Exercise objective: Read the material below and tally how many lines hold the word "with", giving the number and nothing else.
--- START Data for processing ---
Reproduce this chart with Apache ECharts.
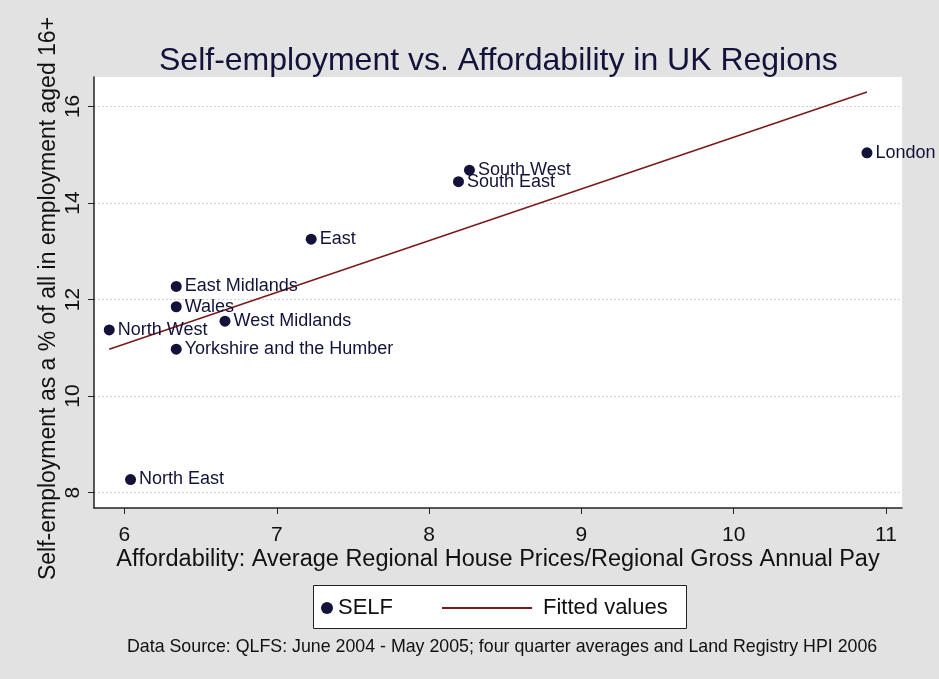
<!DOCTYPE html>
<html>
<head>
<meta charset="utf-8">
<title>Self-employment vs. Affordability in UK Regions</title>
<script src="https://cdn.jsdelivr.net/npm/echarts@6/dist/echarts.min.js"></script>
<style>
  html, body { margin: 0; padding: 0; background: #e2e2e2; }
  #chart { width: 939px; height: 679px; }
</style>
</head>
<body>
<div id="chart"></div>
<script>
// Regions and their values
const regions = ['London', 'South West', 'South East', 'East', 'East Midlands', 'Wales',
  'West Midlands', 'North West', 'Yorkshire and the Humber', 'North East'];
// Affordability: average house price / gross annual pay
const affordability = [10.875, 8.265, 8.193, 7.226, 6.34, 6.34, 6.66, 5.90, 6.34, 6.04];
// Self-employment as % of all in employment aged 16+
const selfEmployment = [15.04, 14.68, 14.44, 13.25, 12.27, 11.85, 11.55, 11.37, 10.97, 8.27];
// Fitted regression line end points
const fittedX = [5.90, 10.875];
const fittedY = [10.97, 16.30];
// Axis tick values
const xTicks = [6, 7, 8, 9, 10, 11];
const yTicks = [8, 10, 12, 14, 16];

const FONT = 'Liberation Sans, Arial, sans-serif';
const INK = '#12123a';

const chart = echarts.init(document.getElementById('chart'), null, { renderer: 'canvas' });

chart.setOption({
  backgroundColor: '#e2e2e2',
  animation: false,
  title: [
    {
      text: 'Self-employment vs. Affordability in UK Regions',
      left: 154, top: 40,
      textStyle: { fontFamily: FONT, fontSize: 32, fontWeight: 'normal', color: INK }
    },
    {
      text: 'Data Source: QLFS: June 2004 - May 2005; four quarter averages and Land Registry HPI 2006',
      left: 122, top: 633,
      textStyle: { fontFamily: FONT, fontSize: 17.8, fontWeight: 'normal', color: '#111' }
    }
  ],
  graphic: [
    {
      type: 'rect', left: 313, top: 585, z: 0,
      shape: { width: 373, height: 43 },
      style: { fill: '#ffffff', stroke: '#222', lineWidth: 1 }
    }
  ],
  legend: [
    {
      data: [{ name: 'SELF', icon: 'circle' }],
      left: 316, top: 592, itemWidth: 12, itemHeight: 12, itemGap: 8,
      textStyle: { fontFamily: FONT, fontSize: 22, color: '#111' }
    },
    {
      data: [{ name: 'Fitted values', icon: 'rect' }],
      left: 437, top: 592, itemWidth: 90, itemHeight: 2,
      textStyle: { fontFamily: FONT, fontSize: 22, color: '#111', padding: [0, 0, 0, 6] }
    }
  ],
  grid: {
    left: 94, right: 37, top: 77, bottom: 171,
    show: true, backgroundColor: '#ffffff', borderWidth: 0
  },
  xAxis: {
    type: 'value', min: 5.80, max: 11.105,
    name: 'Affordability: Average Regional House Prices/Regional Gross Annual Pay',
    nameLocation: 'middle', nameGap: 40, nameMoveOverlap: false,
    nameTextStyle: { fontFamily: FONT, fontSize: 23.5, color: '#111' },
    axisLine: { show: true, onZero: false, lineStyle: { color: '#222', width: 1.5 } },
    axisTick: { show: true, customValues: xTicks, length: 6, lineStyle: { color: '#222' } },
    axisLabel: { customValues: xTicks, margin: 17, fontFamily: FONT, fontSize: 21, color: '#111' },
    splitLine: { show: false }
  },
  yAxis: {
    type: 'value', min: 7.68, max: 16.61,
    name: 'Self-employment as a % of all in employment aged 16+',
    nameLocation: 'middle', nameGap: 34, nameRotate: 90, nameMoveOverlap: false,
    nameTextStyle: { fontFamily: FONT, fontSize: 23, color: '#111', padding: [0, 12, 0, 0] },
    axisLine: { show: true, onZero: false, lineStyle: { color: '#222', width: 1.5 } },
    axisTick: { show: true, customValues: yTicks, length: 6, lineStyle: { color: '#222' } },
    axisLabel: { customValues: yTicks, rotate: 90, margin: 10, fontFamily: FONT, fontSize: 21, color: '#111' },
    splitLine: { show: true, lineStyle: { color: '#d2d2d2', width: 1, type: [2, 2] } }
  },
  series: [
    {
      name: 'SELF',
      type: 'scatter',
      symbol: 'circle', symbolSize: 11,
      itemStyle: { color: INK, opacity: 1 },
      data: regions.map((r, i) => ({ name: r, value: [affordability[i], selfEmployment[i]] })),
      label: {
        show: true, position: 'right', distance: 3, formatter: '{b}',
        fontFamily: FONT, fontSize: 18, color: INK
      },
      z: 3
    },
    {
      name: 'Fitted values',
      type: 'line',
      showSymbol: false, symbol: 'none',
      lineStyle: { color: '#7a1a1a', width: 1.6 },
      itemStyle: { color: '#7a1a1a' },
      data: fittedX.map((x, i) => [x, fittedY[i]]),
      z: 2
    }
  ]
});
</script>
</body>
</html>
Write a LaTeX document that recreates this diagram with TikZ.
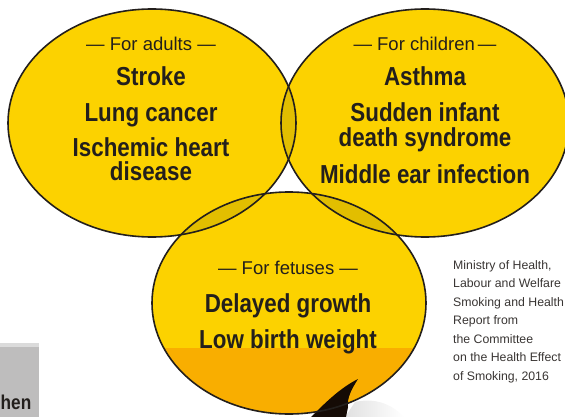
\documentclass[tikz,border=0pt]{standalone}
\usepackage{fontspec}
\setmainfont{Liberation Sans}
\newfontfamily\condfont{Liberation Sans}[FakeStretch=0.86]

\definecolor{sun}{HTML}{FCD200}
\definecolor{lens}{HTML}{E2BE00}
\definecolor{amber}{HTML}{F9AE00}
\definecolor{ink}{HTML}{231F1C}
\definecolor{tail}{HTML}{150B05}
\definecolor{boxgray}{HTML}{BEBDBD}
\definecolor{boxtop}{HTML}{DBDBDB}

\tikzset{
  header/.style={anchor=base, inner sep=0pt, text=ink, font=\fontsize{18.5}{20}\selectfont},
  item/.style={anchor=base, inner sep=0pt, text=ink, font=\condfont\bfseries\fontsize{26}{26}\selectfont},
  note/.style={anchor=north west, inner sep=0pt, align=left, text=ink!90, font=\fontsize{12.3}{18.5}\selectfont},
  ring/.style={draw=ink, line width=1.6pt},
}

\begin{document}
\begin{tikzpicture}[x=1pt, y=-1pt]
  \useasboundingbox (0,0) rectangle (565,417);
  \clip (0,0) rectangle (565,417);

  % Mittelpunkte der drei Ellipsen
  \coordinate (ca) at (152,123);
  \coordinate (cc) at (425,123);
  \coordinate (cf) at (289,303);

  % Schatten unten rechts
  \shade[left color=black!12, right color=white]
    (345,417) -- (355,402) .. controls (372,398) and (390,402) .. (404,417) -- cycle;

  % Flaechen
  \fill[sun] (ca) ellipse [x radius=144pt, y radius=114pt];
  \fill[sun] (cc) ellipse [x radius=144pt, y radius=114pt];
  \fill[sun] (cf) ellipse [x radius=137pt, y radius=111pt];

  % Ueberschneidungen
  \begin{scope}
    \clip (ca) ellipse [x radius=144pt, y radius=114pt];
    \fill[lens] (cc) ellipse [x radius=144pt, y radius=114pt];
    \fill[lens] (cf) ellipse [x radius=137pt, y radius=111pt];
  \end{scope}
  \begin{scope}
    \clip (cc) ellipse [x radius=144pt, y radius=114pt];
    \fill[lens] (cf) ellipse [x radius=137pt, y radius=111pt];
  \end{scope}

  % unterer Streifen
  \begin{scope}
    \clip (cf) ellipse [x radius=137pt, y radius=111pt];
    \fill[amber] (140,348) rectangle (440,420);
  \end{scope}

  % Spitze
  \fill[tail] (311,417) .. controls (325,403) and (340,388) .. (358,379)
    .. controls (351,390) and (347,398) .. (348,407) -- (346,417) -- cycle;

  % Umrisse
  \draw[ring] (ca) ellipse [x radius=144pt, y radius=114pt];
  \draw[ring] (cc) ellipse [x radius=144pt, y radius=114pt];
  \draw[ring] (cf) ellipse [x radius=137pt, y radius=111pt];

  % Erwachsene
  \node[header] (hadults) at (151,50.7) {— For adults —};
  \node[item] (stroke)  at (151,86)  {Stroke};
  \node[item] (lung)    at (151,122) {Lung cancer};
  \node[item] (heart)   at (151,157) {Ischemic heart};
  \node[item] (disease) at (151,181) {disease};

  % Kinder
  \node[header] (hchild) at (425,50.7) {— For children\,—};
  \node[item] (asthma) at (425,86)  {Asthma};
  \node[item] (sids1)  at (425,122) {Sudden infant};
  \node[item] (sids2)  at (425,147) {death syndrome};
  \node[item] (ear)    at (425,183) {Middle ear infection};

  % Foeten
  \node[header] (hfetus) at (288,274) {— For fetuses —};
  \node[item] (delay) at (288,312) {Delayed growth};
  \node[item] (low)   at (288,348) {Low birth weight};

  % Quelle
  \node[note] (src) at (453,260) {Ministry of Health,\\Labour and Welfare\\Smoking and Health\\Report from\\the Committee\\on the Health Effect\\of Smoking, 2016};

  % grauer Kasten links unten
  \fill[boxgray] (0,343) rectangle (39,417);
  \fill[boxtop] (0,343) rectangle (39,347);
  \node[anchor=base west, inner sep=0pt, text=ink, font=\condfont\bfseries\fontsize{20}{20}\selectfont] (cut) at (0.5,409) {hen};
\end{tikzpicture}
\end{document}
--- END Data for processing ---
Output below: 2